━━━ DATA
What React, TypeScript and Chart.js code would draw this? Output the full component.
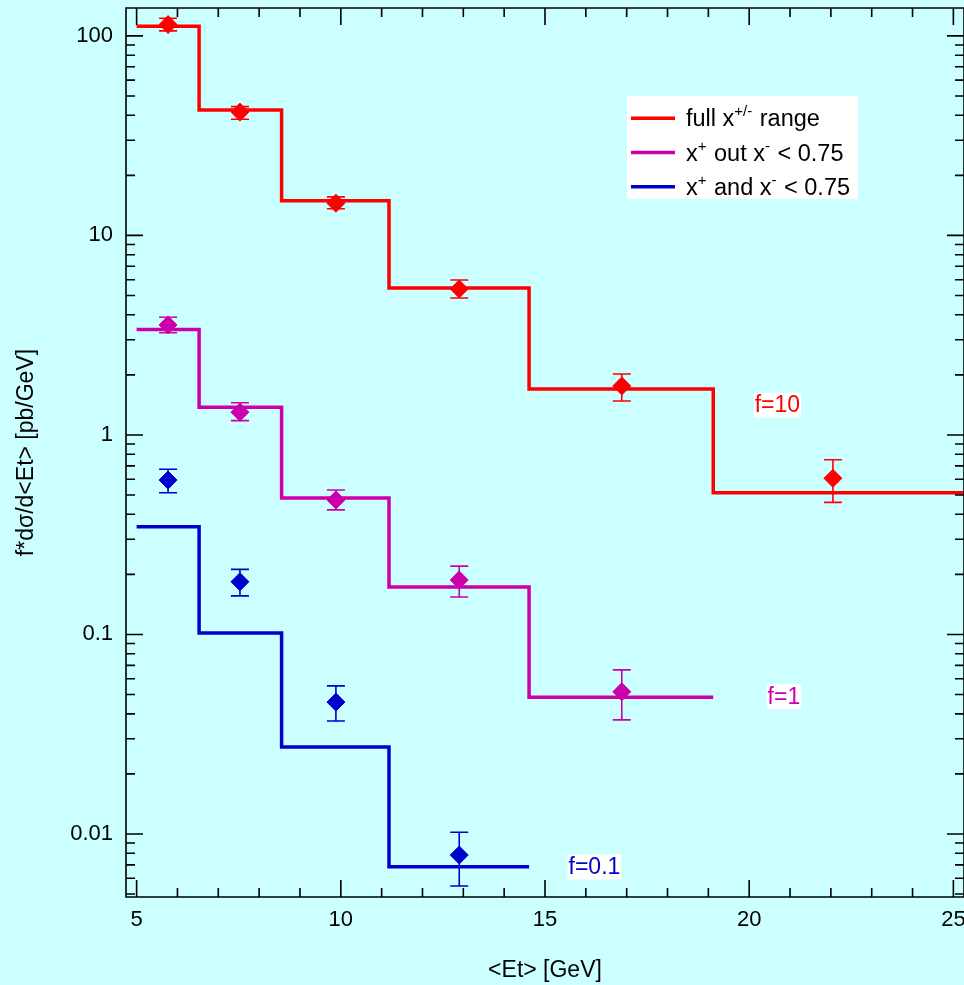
import React, { useEffect, useRef } from "react";
import { Chart, registerables } from "chart.js";

Chart.register(...registerables);

const FONT = "'Liberation Sans', Arial, sans-serif";
const BG = "#ccffff";
const RED = "#ff0000";
const MAGENTA = "#cc00aa";
const BLUE = "#0000cc";

// Histogram bin edges (GeV) and levels
const redEdges = [5.0, 6.53, 8.55, 11.18, 14.61, 19.12, 26.0];
const redHist = [111.7, 42.5, 14.9, 5.45, 1.7, 0.513];
const magentaEdges = [5.0, 6.53, 8.55, 11.18, 14.61, 19.12];
const magentaHist = [3.38, 1.376, 0.483, 0.173, 0.0484];
const blueEdges = [5.0, 6.53, 8.55, 11.18, 14.61];
const blueHist = [0.347, 0.1016, 0.0273, 0.00685];

// Data points with error bars
const pointX = [5.77, 7.53, 9.88, 12.9, 16.88, 22.05];
const redVal = [114, 41.5, 14.5, 5.39, 1.76, 0.606];
const redHi = [122.5, 44.2, 15.6, 5.98, 2.02, 0.751];
const redLo = [106, 38.2, 13.6, 4.86, 1.48, 0.459];
const magentaVal = [3.56, 1.3, 0.472, 0.1875, 0.0516];
const magentaHi = [3.89, 1.45, 0.53, 0.22, 0.0664];
const magentaLo = [3.25, 1.18, 0.421, 0.154, 0.0373];
const blueVal = [0.594, 0.1837, 0.0458, 0.00784];
const blueHi = [0.673, 0.212, 0.0552, 0.0102];
const blueLo = [0.513, 0.156, 0.0368, 0.00548];

const xTicks = [5, 10, 15, 20, 25];
const yTicks = [0.01, 0.1, 1, 10, 100];
const yTickLabels = ["0.01", "0.1", "1", "10", "100"];

const factorLabels = [
  { text: "f=10", x: 20.69, y: 1.41, color: RED },
  { text: "f=1", x: 20.85, y: 0.0488, color: MAGENTA },
  { text: "f=0.1", x: 16.21, y: 0.00683, color: BLUE },
];

const legendItems = [
  { color: RED, parts: [["full x", false], ["+/-", true], [" range", false]] },
  { color: MAGENTA, parts: [["x", false], ["+", true], [" out x", false], ["-", true], [" < 0.75", false]] },
  { color: BLUE, parts: [["x", false], ["+", true], [" and x", false], ["-", true], [" < 0.75", false]] },
];

function stepData(edges: number[], levels: number[]) {
  const d = [{ x: edges[0], y: levels[0] }];
  for (let i = 1; i < edges.length; i++) {
    d.push({ x: edges[i], y: levels[Math.min(i, levels.length - 1)] });
  }
  return d;
}

function pts(vals: number[]) {
  return vals.map((v, i) => ({ x: pointX[i], y: v }));
}

const errorSets = [
  { color: RED, val: redVal, hi: redHi, lo: redLo },
  { color: MAGENTA, val: magentaVal, hi: magentaHi, lo: magentaLo },
  { color: BLUE, val: blueVal, hi: blueHi, lo: blueLo },
];

const bgPlugin = {
  id: "bg",
  beforeDraw(chart: any) {
    const ctx = chart.ctx;
    ctx.save();
    ctx.fillStyle = BG;
    ctx.fillRect(0, 0, chart.width, chart.height);
    ctx.restore();
  },
};

const errorPlugin = {
  id: "errbars",
  beforeDatasetsDraw(chart: any) {
    const ctx = chart.ctx;
    const xs = chart.scales.x;
    const ys = chart.scales.y;
    ctx.save();
    ctx.lineWidth = 1.6;
    errorSets.forEach((s) => {
      ctx.strokeStyle = s.color;
      s.val.forEach((_, i) => {
        const px = xs.getPixelForValue(pointX[i]);
        const yh = ys.getPixelForValue(s.hi[i]);
        const yl = ys.getPixelForValue(s.lo[i]);
        ctx.beginPath();
        ctx.moveTo(px, yh);
        ctx.lineTo(px, yl);
        ctx.moveTo(px - 9, yh);
        ctx.lineTo(px + 9, yh);
        ctx.moveTo(px - 9, yl);
        ctx.lineTo(px + 9, yl);
        ctx.stroke();
      });
    });
    ctx.restore();
  },
};

function drawRich(ctx: any, x: number, y: number, parts: any[]) {
  let cx = x;
  parts.forEach(([t, sup]) => {
    ctx.font = sup ? `15px ${FONT}` : `23.5px ${FONT}`;
    ctx.fillText(t, cx, sup ? y - 10 : y);
    cx += ctx.measureText(t).width + (sup ? 1 : 0);
  });
}

const framePlugin = {
  id: "frame",
  afterDraw(chart: any) {
    const ctx = chart.ctx;
    const xs = chart.scales.x;
    const ys = chart.scales.y;
    const { left, right, top, bottom } = chart.chartArea;
    ctx.save();
    ctx.strokeStyle = "#000";
    ctx.lineWidth = 1.6;
    ctx.beginPath();
    ctx.rect(left, top, right - left, bottom - top);
    ctx.stroke();
    ctx.beginPath();
    // x ticks
    for (let v = 5; v <= 25; v++) {
      const px = xs.getPixelForValue(v);
      const len = v % 5 === 0 ? 17 : 9;
      ctx.moveTo(px, bottom);
      ctx.lineTo(px, bottom - len);
      ctx.moveTo(px, top);
      ctx.lineTo(px, top + len);
    }
    // y ticks
    for (let d = -3; d <= 2; d++) {
      for (let m = 1; m <= 9; m++) {
        const v = m * Math.pow(10, d);
        if (v < ys.min || v > ys.max) continue;
        const py = ys.getPixelForValue(v);
        const len = m === 1 ? 17 : 9;
        ctx.moveTo(left, py);
        ctx.lineTo(left + len, py);
        ctx.moveTo(right, py);
        ctx.lineTo(right - len, py);
      }
    }
    ctx.stroke();

    // factor labels
    ctx.font = `23px ${FONT}`;
    ctx.textBaseline = "middle";
    ctx.textAlign = "center";
    factorLabels.forEach((l) => {
      const px = xs.getPixelForValue(l.x);
      const py = ys.getPixelForValue(l.y);
      const w = ctx.measureText(l.text).width;
      ctx.fillStyle = "#ffffff";
      ctx.fillRect(px - w / 2 - 1, py - 12.5, w + 2, 25);
      ctx.fillStyle = l.color;
      ctx.fillText(l.text, px, py + 1);
    });

    // legend
    ctx.fillStyle = "#ffffff";
    ctx.fillRect(627, 96, 231, 103);
    ctx.textAlign = "left";
    ctx.textBaseline = "alphabetic";
    legendItems.forEach((it, i) => {
      const ly = 118.3 + i * 34.2;
      ctx.strokeStyle = it.color;
      ctx.lineWidth = 3.5;
      ctx.beginPath();
      ctx.moveTo(631, ly);
      ctx.lineTo(675, ly);
      ctx.stroke();
      ctx.fillStyle = "#000";
      drawRich(ctx, 686, ly + 8, it.parts);
    });
    ctx.restore();
  },
};

const zeroPad = (s: any) => {
  s.paddingTop = 0;
  s.paddingBottom = 0;
  s.paddingLeft = 0;
  s.paddingRight = 0;
};

export default function App() {
  const ref = useRef<HTMLCanvasElement>(null);
  useEffect(() => {
    document.body.style.margin = "0";
    document.body.style.background = BG;
    const lineDs = (label: string, edges: number[], levels: number[], color: string) => ({
      type: "line" as const,
      label,
      data: stepData(edges, levels),
      stepped: "before" as const,
      borderColor: color,
      borderWidth: 3.5,
      pointRadius: 0,
      fill: false,
    });
    const ptDs = (label: string, vals: number[], color: string) => ({
      type: "scatter" as const,
      label,
      data: pts(vals),
      pointStyle: "rectRot" as const,
      pointRadius: 9,
      backgroundColor: color,
      borderColor: color,
      borderWidth: 1,
    });
    const chart = new Chart(ref.current!, {
      type: "scatter",
      data: {
        datasets: [
          lineDs("full x+/- range", redEdges, redHist, RED),
          lineDs("x+ out x- < 0.75", magentaEdges, magentaHist, MAGENTA),
          lineDs("x+ and x- < 0.75", blueEdges, blueHist, BLUE),
          ptDs("red points", redVal, RED),
          ptDs("magenta points", magentaVal, MAGENTA),
          ptDs("blue points", blueVal, BLUE),
        ] as any,
      },
      options: {
        responsive: false,
        animation: false,
        layout: { autoPadding: false, padding: { top: 8, right: 0, bottom: 0, left: 0 } },
        plugins: { legend: { display: false }, tooltip: { enabled: false } },
        scales: {
          x: {
            type: "linear",
            min: 4.74,
            max: 25.26,
            afterBuildTicks: (s: any) => {
              s.ticks = xTicks.map((v) => ({ value: v }));
            },
            afterFit: (s: any) => {
              s.height = 88;
              zeroPad(s);
            },
            grid: { display: false, drawTicks: false },
            border: { display: false },
            ticks: {
              color: "#000",
              font: { family: FONT, size: 22 },
              padding: 10,
              maxRotation: 0,
              autoSkip: false,
            },
            title: {
              display: true,
              text: "<Et> [GeV]",
              color: "#000",
              font: { family: FONT, size: 23 },
              padding: { top: 0, bottom: 1 },
            },
          },
          y: {
            type: "logarithmic",
            min: 0.00483,
            max: 138,
            afterBuildTicks: (s: any) => {
              s.ticks = yTicks.map((v) => ({ value: v }));
            },
            afterFit: (s: any) => {
              s.width = 126;
              zeroPad(s);
            },
            grid: { display: false, drawTicks: false },
            border: { display: false },
            ticks: {
              color: "#000",
              font: { family: FONT, size: 22 },
              padding: 13,
              autoSkip: false,
              callback: (v: any) => {
                const i = yTicks.findIndex((t) => Math.abs(t - Number(v)) / t < 1e-6);
                return i >= 0 ? yTickLabels[i] : "";
              },
            },
            title: {
              display: true,
              text: "f*dσ/d<Et> [pb/GeV]",
              color: "#000",
              font: { family: FONT, size: 23 },
              padding: { top: 13, bottom: 0 },
            },
          },
        },
      },
      plugins: [bgPlugin, errorPlugin, framePlugin],
    });
    return () => chart.destroy();
  }, []);
  return (
    <div style={{ width: 964, height: 985, background: BG }}>
      <canvas ref={ref} width={964} height={985} style={{ display: "block" }} />
    </div>
  );
}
━━━━━━
Reproduce exactly the run of lines that opens the listing and closes with the line holding "Chart.register(...registerables);". Pictures are excluded.

## RESULT OF THE TASK
What React, TypeScript and Chart.js code would draw this? Output the full component.
import React, { useEffect, useRef } from "react";
import { Chart, registerables } from "chart.js";

Chart.register(...registerables);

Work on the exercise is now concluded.